Quanto às observações que faz, também considero que tem razão. De facto, na perspectiva de Aristóteles, éthos é mais arcaico que êthos, pois, para ele, este termo tem apenas o significado de carácter. Só quando Heidegger escreve a Carta sobre o Humanismo é que se procurou reabilitar o sentido originário da palavra, para designar uma postura não-humanista ou não-antropocêntrica da ética.
A tradução de Voilquin não é das melhores. Eu uso a tradução inglesa das obras completas da Loeb Classical, traduzida por Rackham, mas se prefere o francês, seria melhor consultar a tradução de Tricot, publicada na Vrin.
PS: quanto ao meu livro, posso apenas dizer-lhe que retomo a distinção entre ética e moral, mas desenvolvo-a a partir de dois autores contemporâneos: Wittgenstein e Ricoeur.
Cristina Beckert
12/08/2012
L.T. : Seria possível transcrever-me a versão inglesa do Rackham e/ou do Tricot daquelas linhas (apenas 4 ou 5 + -) que lhe enviei do início do livro II da Ética a Nicómaco?
Entretanto, encontrei uma edição inglesa: "Virtue, then, is of two kinds, intellectual and moral. Of these the intellectual is in the main indebted to teaching for its production and growth, and this calls for time and experience. Moral goodness, on the other hand, is the child of habit, from wich it has got is very name, ethics being derived from ethos, 'habit', by a slight alteration in the quantity of thee e."

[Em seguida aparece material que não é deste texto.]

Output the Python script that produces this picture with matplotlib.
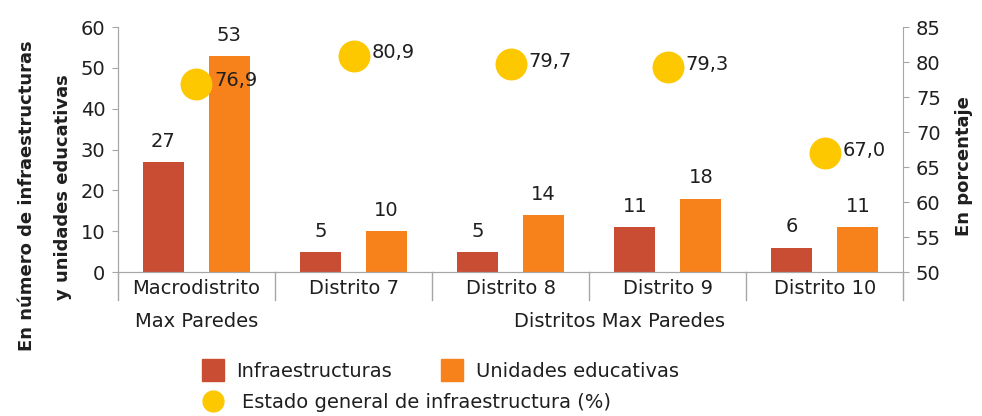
import numpy as np
import matplotlib
matplotlib.use('Agg')
import matplotlib.pyplot as plt
from matplotlib.lines import Line2D
from matplotlib import transforms

plt.rcParams['font.family'] = ['DejaVu Sans']

# datos
categorias = ['Macrodistrito', 'Distrito 7', 'Distrito 8', 'Distrito 9', 'Distrito 10']
infraestructuras = [27, 5, 5, 11, 6]
unidades = [53, 10, 14, 18, 11]
estado = [76.9, 80.9, 79.7, 79.3, 67.0]  # estado general (%)

rojo = '#c94d32'
naranja = '#f7821b'
amarillo = '#fdc800'
gris = '#a6a6a6'
texto = '#1f1f1f'

fig = plt.figure(figsize=(9.82, 4.16), dpi=100)
ax = fig.add_axes([0.120, 0.346, 0.800, 0.589])
ax2 = ax.twinx()

x = np.arange(len(categorias))
ax.bar(x - 0.21, infraestructuras, 0.26, color=rojo)
ax.bar(x + 0.21, unidades, 0.26, color=naranja)

# etiquetas encima de las barras
for xi, v in zip(x, infraestructuras):
    ax.annotate(str(v), (xi - 0.21, v), xytext=(0, 8), textcoords='offset points',
                ha='center', va='bottom', fontsize=14, color=texto)
for xi, v in zip(x, unidades):
    ax.annotate(str(v), (xi + 0.21, v), xytext=(0, 8), textcoords='offset points',
                ha='center', va='bottom', fontsize=14, color=texto)

ax.set_xlim(-0.5, 4.5)
ax.set_ylim(0, 60)
ax.set_yticks(range(0, 61, 10))
ax2.set_ylim(50, 85)
ax2.set_yticks(range(50, 86, 5))

# circulos del porcentaje
ax2.plot(x, estado, 'o', ms=23, color=amarillo, markeredgewidth=0)
for xi, v in zip(x, estado):
    ax2.annotate(f'{v:.1f}'.replace('.', ','), (xi, v), xytext=(13, 2), textcoords='offset points',
                 ha='left', va='center', fontsize=14, color=texto)

for a in (ax, ax2):
    a.spines['top'].set_visible(False)
    for s in ('left', 'right', 'bottom'):
        a.spines[s].set_color(gris)
    a.tick_params(axis='y', direction='out', length=4, color=gris, labelsize=14,
                  labelcolor=texto, pad=5)
ax.spines['right'].set_visible(False)

ax.set_xticks(x, categorias)
ax.tick_params(axis='x', length=0, pad=5, labelsize=14, labelcolor=texto)

# lineas separadoras y segundo nivel de categorias
trans = transforms.blended_transform_factory(ax.transData, ax.transAxes)
for sep in np.arange(-0.5, 5, 1):
    ax.plot([sep, sep], [0, -0.115], color=gris, lw=1, transform=trans, clip_on=False)
ax.text(0, -0.2, 'Max Paredes', transform=trans, ha='center', va='center',
        fontsize=14, color=texto)
ax.text(2.69, -0.2, 'Distritos Max Paredes', transform=trans, ha='center', va='center',
        fontsize=14, color=texto)

# titulos de ejes
fig.text(0.027, 0.53, 'En número de infraestructuras', rotation=90, ha='center', va='center',
         fontsize=13, fontweight='bold', color=texto)
fig.text(0.064, 0.55, 'y unidades educativas', rotation=90, ha='center', va='center',
         fontsize=13, fontweight='bold', color=texto)
fig.text(0.982, 0.60, 'En porcentaje', rotation=90, ha='center', va='center',
         fontsize=13, fontweight='bold', color=texto)

# leyenda (dos filas)
fila1 = [Line2D([], [], marker='s', ls='', ms=16, color=rojo, label='Infraestructuras'),
         Line2D([], [], marker='s', ls='', ms=16, color=naranja, label='Unidades educativas')]
fila2 = [Line2D([], [], marker='o', ls='', ms=15, color=amarillo,
                label='Estado general de infraestructura (%)')]
fig.legend(handles=fila1, ncol=2, loc='center left', bbox_to_anchor=(0.195, 0.108),
           frameon=False, fontsize=14, handlelength=1.2, handletextpad=0.6,
           columnspacing=2.5, borderpad=0, labelcolor=texto)
fig.legend(handles=fila2, loc='center left', bbox_to_anchor=(0.195, 0.032),
           frameon=False, fontsize=14, handlelength=1.2, handletextpad=0.9,
           borderpad=0, labelcolor=texto)

fig.savefig('out.png', dpi=100)
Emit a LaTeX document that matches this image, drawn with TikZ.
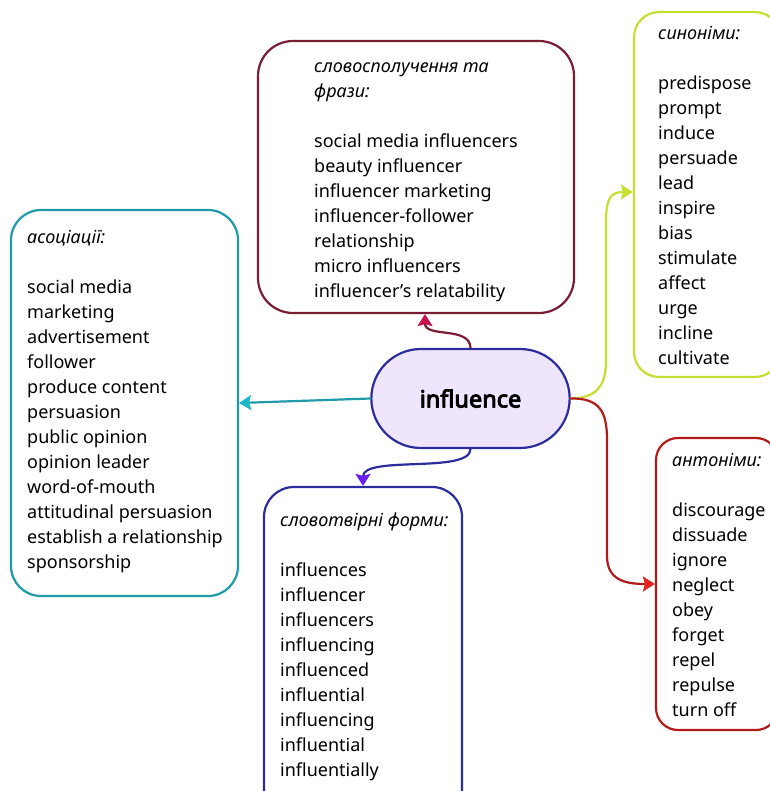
\documentclass[tikz,border=0pt]{standalone}
\usepackage{fontspec}
\setmainfont{Noto Sans}
\newfontfamily\pillfont{Noto Sans}[FakeBold=4]
\usetikzlibrary{arrows.meta,shapes.misc}

\definecolor{wine}{HTML}{7A1C34}
\definecolor{crimson}{HTML}{C8104A}
\definecolor{lime}{HTML}{C6DE30}
\definecolor{teal}{HTML}{1E9AA8}
\definecolor{tealtip}{HTML}{1DB8C8}
\definecolor{navy}{HTML}{2C2C9E}
\definecolor{violet}{HTML}{6B1EF2}
\definecolor{antired}{HTML}{B31B1B}
\definecolor{antitip}{HTML}{E0261E}
\definecolor{lavender}{HTML}{EFE5FC}

\begin{document}
\begin{tikzpicture}[x=1pt,y=-1pt,line join=round,line cap=round,
  box/.style={draw=#1,line width=2.2pt,fill=white,inner sep=0pt},
  list/.style={align=left,anchor=north west,inner sep=0pt,
    font=\fontsize{18}{25}\selectfont,execute at begin node=\strut},
  link/.style={line width=2.2pt},
  tip/.style={-{Stealth[length=12pt,width=15pt,inset=2pt,color=#1]}}]
  \useasboundingbox (0,0) rectangle (769,791);

  % boxes
  \node[box=wine,rounded corners=35pt,minimum width=316pt,minimum height=272pt] (phr) at (416,177) {};
  \node[box=lime,rounded corners=25pt,minimum width=146pt,minimum height=365pt] (syn) at (707,194.5) {};
  \node[box=teal,rounded corners=30pt,minimum width=227pt,minimum height=386pt] (assoc) at (124.5,403) {};
  \node[box=navy,rounded corners=30pt,minimum width=198pt,minimum height=333pt] (forms) at (363,653.5) {};
  \node[box=antired,rounded corners=22pt,minimum width=122pt,minimum height=292pt] (ant) at (717,584) {};
  \node[draw=navy,fill=lavender,line width=2.2pt,rounded rectangle,minimum width=205pt,minimum height=99pt,
    font=\pillfont\fontsize{23.5}{26}\selectfont] (infl) at (470.5,398.5) {influence};

  % texts
  \node[list] (phr-txt) at (314,62.5) {\textit{словосполучення та}\\\textit{фрази:}\\[25pt]
    social media influencers\\beauty influencer\\influencer marketing\\influencer-follower\\
    relationship\\micro influencers\\influencer’s relatability};
  \node[list] (syn-txt) at (658,26.5) {\textit{синоніми:}\\[25pt]
    predispose\\prompt\\induce\\persuade\\lead\\inspire\\bias\\stimulate\\affect\\urge\\incline\\cultivate};
  \node[list] (assoc-txt) at (27,230.5) {\textit{асоціації:}\\[25pt]
    social media\\marketing\\advertisement\\follower\\produce content\\persuasion\\public opinion\\
    opinion leader\\word-of-mouth\\attitudinal persuasion\\establish a relationship\\sponsorship};
  \node[list] (forms-txt) at (280,512.5) {\textit{словотвірні форми:}\\[25pt]
    influences\\influencer\\influencers\\influencing\\influenced\\influential\\influencing\\
    influential\\influentially};
  \node[list] (ant-txt) at (672,453.5) {\textit{антоніми:}\\[25pt]
    discourage\\dissuade\\ignore\\neglect\\obey\\forget\\repel\\repulse\\turn off};

  % connectors
  \draw[link,wine,tip=crimson] (infl.north) .. controls (470,326) and (425,338) .. ([xshift=9pt]phr.south);
  \draw[link,teal,tip=tealtip] (infl.west) -- (assoc.east);
  \draw[link,navy,tip=violet] (infl.south) .. controls (470,474) and (363,455) .. (forms.north);
  \draw[link,lime,tip=lime] (infl.east) .. controls (600,398) and (606,382) .. (606,360)
    -- (606,222) .. controls (606,196) and (612,192) .. ([yshift=2.5pt]syn.west);
  \draw[link,antired,tip=antitip] (infl.east) .. controls (600,398) and (607,412) .. (607,440)
    -- (607,556) .. controls (607,580) and (625,584) .. (ant.west);
\end{tikzpicture}
\end{document}
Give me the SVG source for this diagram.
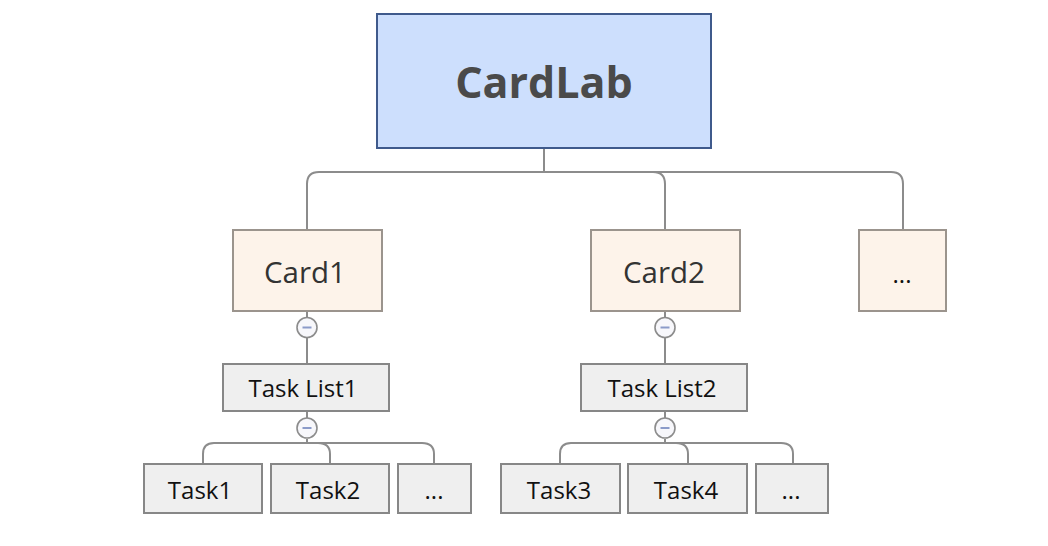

The Ethics of Aristotle, The Nicomachean Ethics, translated by J.A.K. Thomson, London, Penguin Books Classics, 1955
19/08/2012
Cristina Beckert: Aqui vai a tradução do Rackham
"Virtue being, as we have seen, of two kinds, , intellectual and moral, intellectual virtue is for the most part both produced and increased by instruction, and therefore requires experience and time; whereas moral or ethical virtue is the product of habit (éthos), and has indeed derived its name, with a slight variaton of form, from that word."